My views on Social Recruiting in India – quoted in ET
“Up to 2% of hiring takes place using social networking platforms but this figure will jump to 10-20% in a few years,” says Gautam Ghosh , product evangelist at Qontext , a technology product firm. FMCG, MBA-driven industries such as marketing and finance have latched on to social networking for recruitment but the picture is set to change as more industries join in.
“The opportunities are there for you to explore and it goes both ways for the employer and employee. I prefer using social networking to posting my CV on a zillion job sites and getting job alerts for jobs I didn’t even apply for,” says Harsh Natekar, who got his big break in an IT firm through Facebook. He had put up a status message saying he had quit and was looking for a change.
A leading IT company messaged him on Facebook to forward his CV, and there was no looking back. Natekar says he gave first preference to traditional hiring methods, like applying through job sites and newspaper classifieds, but after securing a job via Facebook he does recommend it to others. “You just have to be tactful how you proceed after you have got a response. In my case, I wasn’t casual about the need for a new job. My friend posted my status message on the Facebook wall of the IT firm and tagged me. I got a response from them in a day,” he says.
E Balaji, MD & CEO, Ma Foi Randstad says a job seeker can secure employment through multiple channels such as job fairs, online job sites, campus recruitments and so on. Not everyone is on Facebook, LinkedIn or Twitter. The wider you spread your search, the better your chances are of getting hired. The trend of recruitment through social networking is mainly for junior and mid-management levels, observes Balaji.
Not all industries go online to look for potential employees. Industries such as manufacturing, oil and gas, pharmaceuticals and so on prefer traditional methods of hiring because they require different skill sets.
For jobs in the realm of media, technology, writing, producing and the like, the talent pool is online, says Gautam Ghosh, product evangelist at Qontext, a technology product firm. “Though traditional ways of hiring will exist for a long time to come, third party recruiters are hopping onto the social networking bandwagon to get the best of talent there exists,” he adds. Nirja Ghosh, got her job as an India correspondent for mactrast.com, a Mac-based website, through Twitter.

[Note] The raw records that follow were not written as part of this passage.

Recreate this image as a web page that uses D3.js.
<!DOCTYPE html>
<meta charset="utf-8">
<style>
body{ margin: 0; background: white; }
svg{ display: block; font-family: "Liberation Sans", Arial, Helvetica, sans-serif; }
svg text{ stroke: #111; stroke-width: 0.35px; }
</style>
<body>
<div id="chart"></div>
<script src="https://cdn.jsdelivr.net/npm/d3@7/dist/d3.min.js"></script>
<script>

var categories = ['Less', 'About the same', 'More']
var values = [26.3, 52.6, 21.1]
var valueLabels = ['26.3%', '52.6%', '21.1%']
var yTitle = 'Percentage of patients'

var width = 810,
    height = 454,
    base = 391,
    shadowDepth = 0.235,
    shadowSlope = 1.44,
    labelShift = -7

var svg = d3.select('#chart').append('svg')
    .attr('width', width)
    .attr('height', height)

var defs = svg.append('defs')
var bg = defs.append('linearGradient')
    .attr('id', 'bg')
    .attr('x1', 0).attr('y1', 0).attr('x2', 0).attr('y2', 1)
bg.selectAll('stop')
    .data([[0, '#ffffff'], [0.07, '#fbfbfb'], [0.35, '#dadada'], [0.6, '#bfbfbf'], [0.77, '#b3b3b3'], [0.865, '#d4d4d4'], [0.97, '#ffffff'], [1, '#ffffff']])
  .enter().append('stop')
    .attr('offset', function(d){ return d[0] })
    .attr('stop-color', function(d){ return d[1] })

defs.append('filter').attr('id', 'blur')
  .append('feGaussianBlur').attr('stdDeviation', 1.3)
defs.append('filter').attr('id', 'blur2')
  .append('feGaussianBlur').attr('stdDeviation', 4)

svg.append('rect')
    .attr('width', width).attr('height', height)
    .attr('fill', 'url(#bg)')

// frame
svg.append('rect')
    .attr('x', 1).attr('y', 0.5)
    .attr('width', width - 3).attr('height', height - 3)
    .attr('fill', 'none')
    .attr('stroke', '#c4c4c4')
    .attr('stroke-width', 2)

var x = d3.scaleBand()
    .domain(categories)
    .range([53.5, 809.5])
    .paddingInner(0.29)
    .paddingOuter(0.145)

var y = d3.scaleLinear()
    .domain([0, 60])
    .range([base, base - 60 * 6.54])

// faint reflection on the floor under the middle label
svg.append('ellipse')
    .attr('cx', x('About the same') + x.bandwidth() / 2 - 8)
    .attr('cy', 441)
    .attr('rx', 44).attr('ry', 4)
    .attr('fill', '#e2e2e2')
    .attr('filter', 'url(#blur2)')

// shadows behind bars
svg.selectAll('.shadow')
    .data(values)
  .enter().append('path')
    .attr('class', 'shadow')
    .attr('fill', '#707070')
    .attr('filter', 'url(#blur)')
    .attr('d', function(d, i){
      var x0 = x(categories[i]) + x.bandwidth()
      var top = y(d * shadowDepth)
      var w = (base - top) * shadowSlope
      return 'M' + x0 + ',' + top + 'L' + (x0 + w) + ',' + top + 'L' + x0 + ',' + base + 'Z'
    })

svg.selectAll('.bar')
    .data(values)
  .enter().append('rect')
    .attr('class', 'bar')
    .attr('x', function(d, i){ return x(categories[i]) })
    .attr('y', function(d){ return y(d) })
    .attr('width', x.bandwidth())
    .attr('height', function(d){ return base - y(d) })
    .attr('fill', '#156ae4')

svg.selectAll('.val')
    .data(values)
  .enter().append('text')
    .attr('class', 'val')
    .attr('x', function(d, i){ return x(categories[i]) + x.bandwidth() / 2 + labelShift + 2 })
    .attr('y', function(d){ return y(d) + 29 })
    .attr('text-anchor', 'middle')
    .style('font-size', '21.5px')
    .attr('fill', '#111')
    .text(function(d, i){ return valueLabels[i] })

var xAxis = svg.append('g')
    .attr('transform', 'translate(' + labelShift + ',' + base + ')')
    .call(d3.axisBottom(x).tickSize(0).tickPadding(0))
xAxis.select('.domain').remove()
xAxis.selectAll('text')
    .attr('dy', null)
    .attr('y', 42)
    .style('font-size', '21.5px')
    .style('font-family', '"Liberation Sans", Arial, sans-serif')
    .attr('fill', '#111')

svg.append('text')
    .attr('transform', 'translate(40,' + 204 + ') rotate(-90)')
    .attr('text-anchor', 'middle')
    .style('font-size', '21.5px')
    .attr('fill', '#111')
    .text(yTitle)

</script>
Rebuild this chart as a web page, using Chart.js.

The editor, Cormac Moylan, posted a vacancy, and Nirja followed up with an email and Skype conversations. She got the job, a website password and an appointment letter. The whole recruitment process was done online. Not once did they meet in person. Moylan is Irish and most of the writers are American; Ghosh is the lone Indian.
Social networking soon will be an indispensable part of the hiring process. It is cheap, does not require setting up of an office, saves on finances and is prompt and efficient, says Qontext’s Ghosh. “Many start-ups are using social networking tools to hire. For them money is dear and going viral online with job vacancies helps them utilise the finances in building the company,” says Pradeep Chopra, CEO of digital marketing training company Digital Vidya.